- EXERCISE DIRECTIONS -
Filter the listing below, copying every line in which the word "diagram" appears.

----- STORED DATA -----

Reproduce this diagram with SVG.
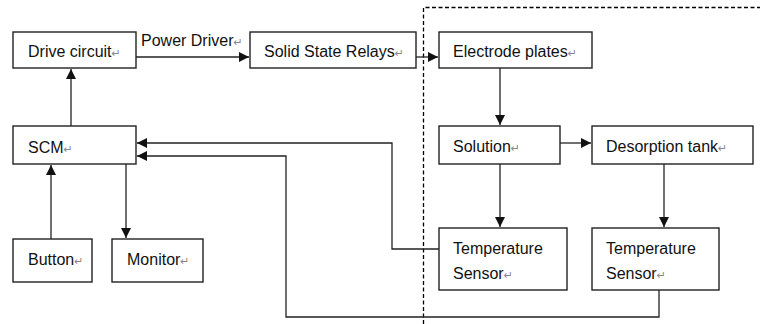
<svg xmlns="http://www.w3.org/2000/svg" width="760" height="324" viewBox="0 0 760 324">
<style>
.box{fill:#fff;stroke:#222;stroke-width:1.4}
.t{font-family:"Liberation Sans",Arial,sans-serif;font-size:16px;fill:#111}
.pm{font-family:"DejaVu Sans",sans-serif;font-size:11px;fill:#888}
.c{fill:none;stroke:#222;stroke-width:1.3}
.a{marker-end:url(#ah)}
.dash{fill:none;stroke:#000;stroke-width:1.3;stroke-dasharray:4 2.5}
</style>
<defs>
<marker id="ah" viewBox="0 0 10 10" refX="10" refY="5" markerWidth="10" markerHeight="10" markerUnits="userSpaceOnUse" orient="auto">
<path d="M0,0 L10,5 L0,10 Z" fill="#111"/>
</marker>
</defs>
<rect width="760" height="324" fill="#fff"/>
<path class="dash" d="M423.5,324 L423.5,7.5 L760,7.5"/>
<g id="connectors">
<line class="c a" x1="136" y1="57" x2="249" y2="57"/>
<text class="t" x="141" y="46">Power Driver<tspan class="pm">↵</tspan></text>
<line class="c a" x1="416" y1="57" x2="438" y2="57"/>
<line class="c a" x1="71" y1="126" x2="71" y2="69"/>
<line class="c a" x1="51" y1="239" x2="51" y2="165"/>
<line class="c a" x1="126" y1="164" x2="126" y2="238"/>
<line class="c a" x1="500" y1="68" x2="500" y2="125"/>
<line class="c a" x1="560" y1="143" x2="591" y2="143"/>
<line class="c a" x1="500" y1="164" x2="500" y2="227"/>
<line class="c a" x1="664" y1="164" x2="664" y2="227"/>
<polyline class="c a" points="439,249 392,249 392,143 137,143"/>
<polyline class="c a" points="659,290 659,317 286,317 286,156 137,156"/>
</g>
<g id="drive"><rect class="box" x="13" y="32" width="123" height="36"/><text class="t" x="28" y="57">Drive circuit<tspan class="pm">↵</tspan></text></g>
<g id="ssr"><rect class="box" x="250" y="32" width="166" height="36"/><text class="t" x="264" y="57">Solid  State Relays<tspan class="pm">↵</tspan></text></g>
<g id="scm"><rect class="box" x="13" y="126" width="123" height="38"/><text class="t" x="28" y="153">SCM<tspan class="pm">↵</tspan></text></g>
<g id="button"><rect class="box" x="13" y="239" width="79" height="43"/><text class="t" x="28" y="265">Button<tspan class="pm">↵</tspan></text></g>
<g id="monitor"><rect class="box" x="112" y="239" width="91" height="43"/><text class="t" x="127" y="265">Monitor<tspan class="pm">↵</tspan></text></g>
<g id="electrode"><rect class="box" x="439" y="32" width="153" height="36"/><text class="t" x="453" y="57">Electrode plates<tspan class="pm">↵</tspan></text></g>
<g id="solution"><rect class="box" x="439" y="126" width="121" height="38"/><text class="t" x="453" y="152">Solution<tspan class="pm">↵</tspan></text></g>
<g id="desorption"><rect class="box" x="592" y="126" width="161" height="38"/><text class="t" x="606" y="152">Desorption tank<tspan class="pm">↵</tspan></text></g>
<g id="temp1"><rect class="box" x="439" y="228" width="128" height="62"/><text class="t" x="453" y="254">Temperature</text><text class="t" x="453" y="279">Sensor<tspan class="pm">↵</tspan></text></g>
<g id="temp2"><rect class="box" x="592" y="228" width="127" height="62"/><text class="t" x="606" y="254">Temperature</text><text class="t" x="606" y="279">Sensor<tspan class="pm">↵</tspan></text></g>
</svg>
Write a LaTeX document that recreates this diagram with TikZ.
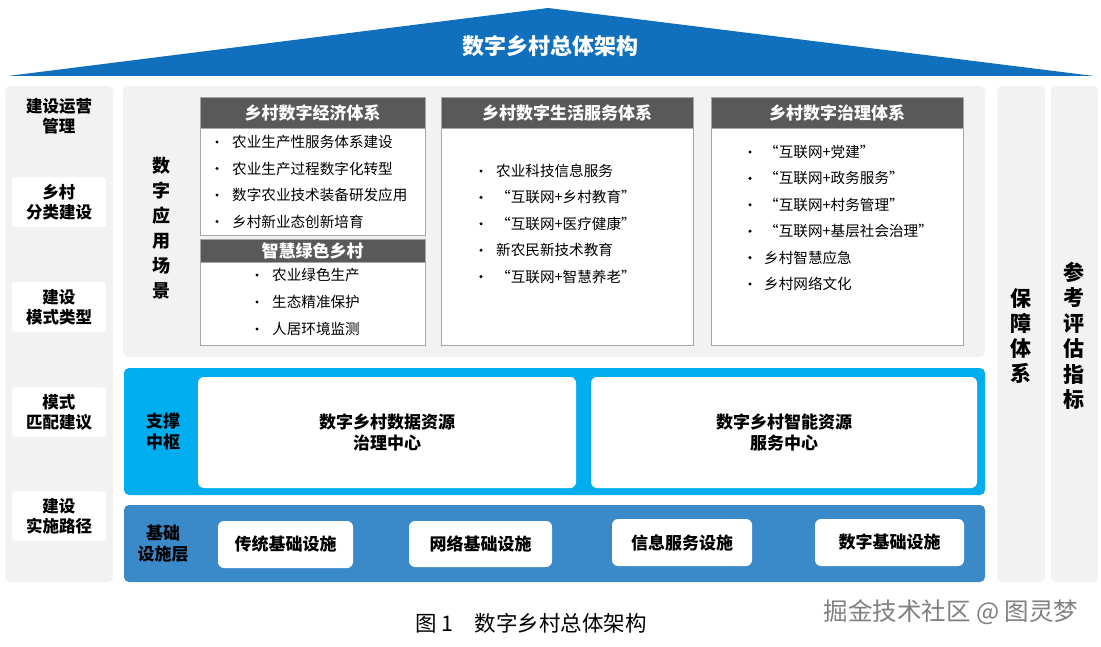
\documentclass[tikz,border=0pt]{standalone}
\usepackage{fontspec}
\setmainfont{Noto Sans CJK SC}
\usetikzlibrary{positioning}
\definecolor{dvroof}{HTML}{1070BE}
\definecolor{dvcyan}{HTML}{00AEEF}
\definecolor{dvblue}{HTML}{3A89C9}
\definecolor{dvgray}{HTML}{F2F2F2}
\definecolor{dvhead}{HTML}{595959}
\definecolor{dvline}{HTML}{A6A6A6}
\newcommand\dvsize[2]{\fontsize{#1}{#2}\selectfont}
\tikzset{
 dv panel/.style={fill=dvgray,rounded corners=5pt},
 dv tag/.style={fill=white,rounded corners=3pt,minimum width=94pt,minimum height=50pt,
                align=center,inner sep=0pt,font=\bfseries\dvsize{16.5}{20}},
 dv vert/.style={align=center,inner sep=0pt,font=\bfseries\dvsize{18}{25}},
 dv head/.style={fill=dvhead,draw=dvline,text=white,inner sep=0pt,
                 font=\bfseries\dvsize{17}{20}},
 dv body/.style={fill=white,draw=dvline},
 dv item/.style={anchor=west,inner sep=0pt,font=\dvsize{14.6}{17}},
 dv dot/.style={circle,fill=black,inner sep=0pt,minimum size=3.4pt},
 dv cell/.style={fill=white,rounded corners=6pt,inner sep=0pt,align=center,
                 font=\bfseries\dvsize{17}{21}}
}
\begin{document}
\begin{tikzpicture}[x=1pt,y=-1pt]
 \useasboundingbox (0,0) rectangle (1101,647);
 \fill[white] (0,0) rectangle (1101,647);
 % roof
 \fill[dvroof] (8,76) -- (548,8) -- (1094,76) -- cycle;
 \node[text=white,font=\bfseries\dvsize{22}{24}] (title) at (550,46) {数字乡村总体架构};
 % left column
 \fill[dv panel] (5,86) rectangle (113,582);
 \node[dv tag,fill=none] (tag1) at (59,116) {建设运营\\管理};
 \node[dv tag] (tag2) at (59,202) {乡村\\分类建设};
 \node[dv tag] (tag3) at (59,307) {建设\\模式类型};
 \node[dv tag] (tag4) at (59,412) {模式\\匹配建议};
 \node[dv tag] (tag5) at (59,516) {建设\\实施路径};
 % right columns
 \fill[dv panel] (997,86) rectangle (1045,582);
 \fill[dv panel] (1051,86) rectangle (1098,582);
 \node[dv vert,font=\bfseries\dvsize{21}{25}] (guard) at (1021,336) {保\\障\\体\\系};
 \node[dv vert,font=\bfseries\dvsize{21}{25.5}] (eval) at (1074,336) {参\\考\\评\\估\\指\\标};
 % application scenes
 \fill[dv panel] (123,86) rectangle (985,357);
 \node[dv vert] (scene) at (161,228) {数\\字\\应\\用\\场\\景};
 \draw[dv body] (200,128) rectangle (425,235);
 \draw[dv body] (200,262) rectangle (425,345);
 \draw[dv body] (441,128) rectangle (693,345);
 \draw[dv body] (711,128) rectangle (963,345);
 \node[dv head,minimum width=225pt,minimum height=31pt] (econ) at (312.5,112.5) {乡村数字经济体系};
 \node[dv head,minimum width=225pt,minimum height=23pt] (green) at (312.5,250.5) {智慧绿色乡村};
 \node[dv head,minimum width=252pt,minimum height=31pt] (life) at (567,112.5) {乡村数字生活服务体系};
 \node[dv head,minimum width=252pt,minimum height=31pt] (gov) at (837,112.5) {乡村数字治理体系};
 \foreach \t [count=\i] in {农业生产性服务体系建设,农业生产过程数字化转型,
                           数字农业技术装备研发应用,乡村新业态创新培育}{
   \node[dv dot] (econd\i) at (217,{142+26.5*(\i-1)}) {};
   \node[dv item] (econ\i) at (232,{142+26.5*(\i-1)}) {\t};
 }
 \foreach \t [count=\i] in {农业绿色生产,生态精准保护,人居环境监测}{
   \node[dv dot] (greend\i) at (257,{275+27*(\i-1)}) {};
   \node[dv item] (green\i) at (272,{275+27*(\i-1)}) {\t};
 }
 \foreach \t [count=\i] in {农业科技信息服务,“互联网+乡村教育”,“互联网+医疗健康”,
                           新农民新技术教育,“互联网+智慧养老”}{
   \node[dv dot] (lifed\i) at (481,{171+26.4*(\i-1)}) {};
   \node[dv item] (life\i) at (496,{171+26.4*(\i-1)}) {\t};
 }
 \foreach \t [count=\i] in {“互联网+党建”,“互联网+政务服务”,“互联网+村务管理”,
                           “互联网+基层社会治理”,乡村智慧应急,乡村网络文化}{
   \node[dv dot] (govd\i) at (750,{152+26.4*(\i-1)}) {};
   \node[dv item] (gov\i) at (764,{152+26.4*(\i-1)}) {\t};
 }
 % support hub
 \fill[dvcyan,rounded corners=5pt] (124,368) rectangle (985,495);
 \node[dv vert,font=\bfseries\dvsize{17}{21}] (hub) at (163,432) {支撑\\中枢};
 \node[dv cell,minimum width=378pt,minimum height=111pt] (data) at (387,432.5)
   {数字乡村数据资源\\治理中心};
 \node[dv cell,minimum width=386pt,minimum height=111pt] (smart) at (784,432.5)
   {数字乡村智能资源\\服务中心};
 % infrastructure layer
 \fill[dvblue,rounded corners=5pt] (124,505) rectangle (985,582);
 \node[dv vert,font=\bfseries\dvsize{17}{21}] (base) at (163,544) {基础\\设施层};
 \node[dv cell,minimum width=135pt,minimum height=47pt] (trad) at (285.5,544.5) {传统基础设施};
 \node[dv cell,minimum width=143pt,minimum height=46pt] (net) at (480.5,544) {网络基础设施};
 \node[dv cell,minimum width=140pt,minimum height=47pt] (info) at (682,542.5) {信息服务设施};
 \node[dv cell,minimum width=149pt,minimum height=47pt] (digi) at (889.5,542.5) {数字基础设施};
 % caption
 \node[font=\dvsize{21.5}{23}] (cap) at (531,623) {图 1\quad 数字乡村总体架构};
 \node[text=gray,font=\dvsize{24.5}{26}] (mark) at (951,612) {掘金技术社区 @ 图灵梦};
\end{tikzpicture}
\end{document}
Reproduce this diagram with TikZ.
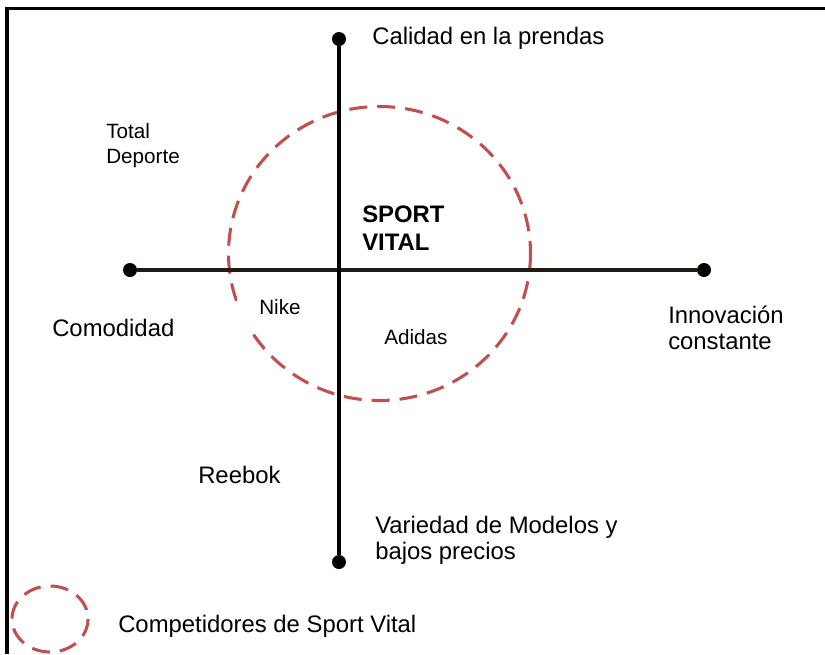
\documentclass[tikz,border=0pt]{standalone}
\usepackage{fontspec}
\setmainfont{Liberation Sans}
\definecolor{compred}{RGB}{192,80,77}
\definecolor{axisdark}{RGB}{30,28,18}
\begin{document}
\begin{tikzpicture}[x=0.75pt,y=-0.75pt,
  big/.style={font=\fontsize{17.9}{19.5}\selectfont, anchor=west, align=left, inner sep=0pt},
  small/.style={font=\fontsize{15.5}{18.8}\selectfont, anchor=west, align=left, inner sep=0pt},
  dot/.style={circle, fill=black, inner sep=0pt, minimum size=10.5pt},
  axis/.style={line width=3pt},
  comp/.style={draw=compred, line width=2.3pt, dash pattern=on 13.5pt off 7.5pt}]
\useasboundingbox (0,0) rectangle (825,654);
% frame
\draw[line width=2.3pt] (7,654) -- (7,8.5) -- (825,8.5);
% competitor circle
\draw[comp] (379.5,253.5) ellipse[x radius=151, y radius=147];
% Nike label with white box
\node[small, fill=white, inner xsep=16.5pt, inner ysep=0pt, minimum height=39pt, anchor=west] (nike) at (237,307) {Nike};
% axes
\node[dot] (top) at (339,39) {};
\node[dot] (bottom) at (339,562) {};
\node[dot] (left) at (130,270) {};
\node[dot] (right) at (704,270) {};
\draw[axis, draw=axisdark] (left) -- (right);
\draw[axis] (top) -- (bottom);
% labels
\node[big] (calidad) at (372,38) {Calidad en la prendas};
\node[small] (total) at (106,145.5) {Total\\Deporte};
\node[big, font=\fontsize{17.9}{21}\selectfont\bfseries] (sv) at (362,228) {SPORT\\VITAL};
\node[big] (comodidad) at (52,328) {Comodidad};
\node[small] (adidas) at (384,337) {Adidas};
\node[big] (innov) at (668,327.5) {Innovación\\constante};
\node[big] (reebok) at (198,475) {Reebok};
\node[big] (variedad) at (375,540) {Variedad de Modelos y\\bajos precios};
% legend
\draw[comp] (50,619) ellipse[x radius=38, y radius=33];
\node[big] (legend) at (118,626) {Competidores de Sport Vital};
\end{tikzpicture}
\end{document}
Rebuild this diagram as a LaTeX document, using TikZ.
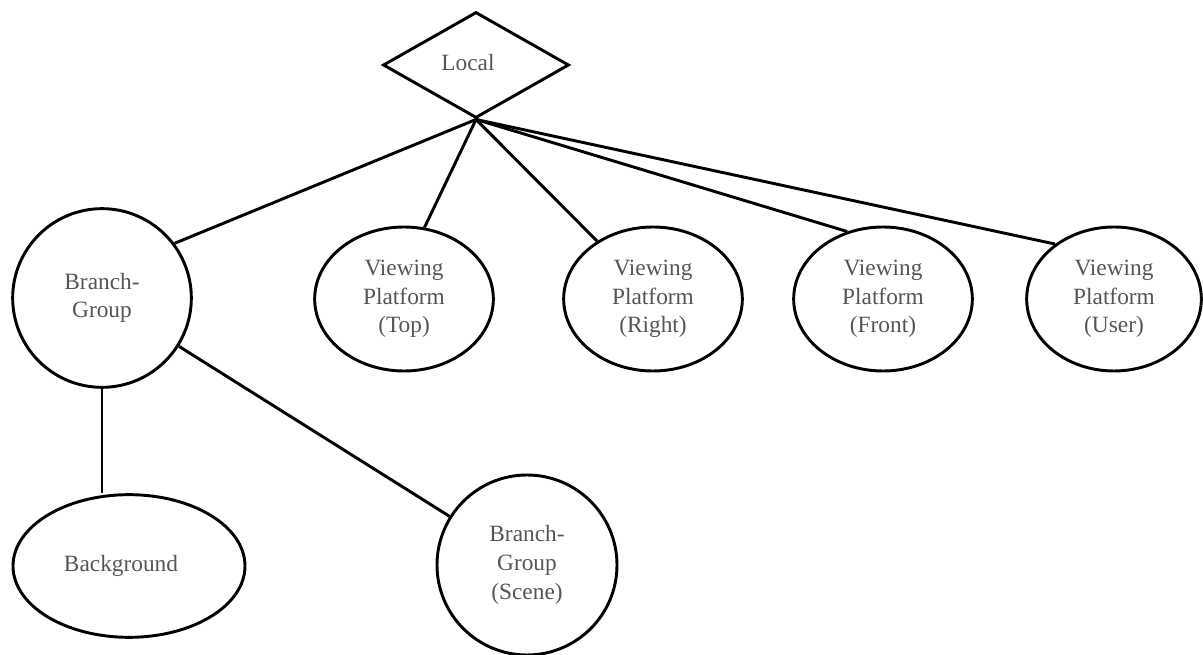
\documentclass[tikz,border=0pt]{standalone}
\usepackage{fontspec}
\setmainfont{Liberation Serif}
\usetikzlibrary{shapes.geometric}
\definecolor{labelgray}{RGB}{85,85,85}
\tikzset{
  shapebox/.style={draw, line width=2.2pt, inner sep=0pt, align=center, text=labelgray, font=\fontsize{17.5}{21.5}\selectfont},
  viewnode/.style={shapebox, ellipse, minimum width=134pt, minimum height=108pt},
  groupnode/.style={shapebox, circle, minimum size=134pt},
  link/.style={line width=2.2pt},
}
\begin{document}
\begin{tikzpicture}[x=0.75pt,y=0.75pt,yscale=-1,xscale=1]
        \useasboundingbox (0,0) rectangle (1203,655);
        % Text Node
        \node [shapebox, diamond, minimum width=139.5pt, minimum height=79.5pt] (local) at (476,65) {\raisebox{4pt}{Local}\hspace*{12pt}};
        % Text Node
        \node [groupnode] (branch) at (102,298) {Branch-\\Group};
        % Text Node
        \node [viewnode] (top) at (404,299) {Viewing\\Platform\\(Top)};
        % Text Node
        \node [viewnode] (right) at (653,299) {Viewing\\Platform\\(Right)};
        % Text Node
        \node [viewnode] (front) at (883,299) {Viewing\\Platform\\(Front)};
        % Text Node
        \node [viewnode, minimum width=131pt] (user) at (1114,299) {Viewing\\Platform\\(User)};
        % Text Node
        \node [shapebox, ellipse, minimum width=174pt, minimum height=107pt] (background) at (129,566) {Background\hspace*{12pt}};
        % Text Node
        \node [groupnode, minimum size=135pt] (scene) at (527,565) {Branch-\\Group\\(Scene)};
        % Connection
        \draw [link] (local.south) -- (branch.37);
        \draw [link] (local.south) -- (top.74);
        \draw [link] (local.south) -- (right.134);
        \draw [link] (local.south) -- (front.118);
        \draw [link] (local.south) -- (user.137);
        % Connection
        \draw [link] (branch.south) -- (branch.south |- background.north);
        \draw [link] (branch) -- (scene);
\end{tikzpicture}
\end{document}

-----

- RESULT FOR THIS EXERCISE -
Reproduce this diagram with SVG.
Write a LaTeX document that recreates this diagram with TikZ.
Reproduce this diagram with TikZ.
Rebuild this diagram as a LaTeX document, using TikZ.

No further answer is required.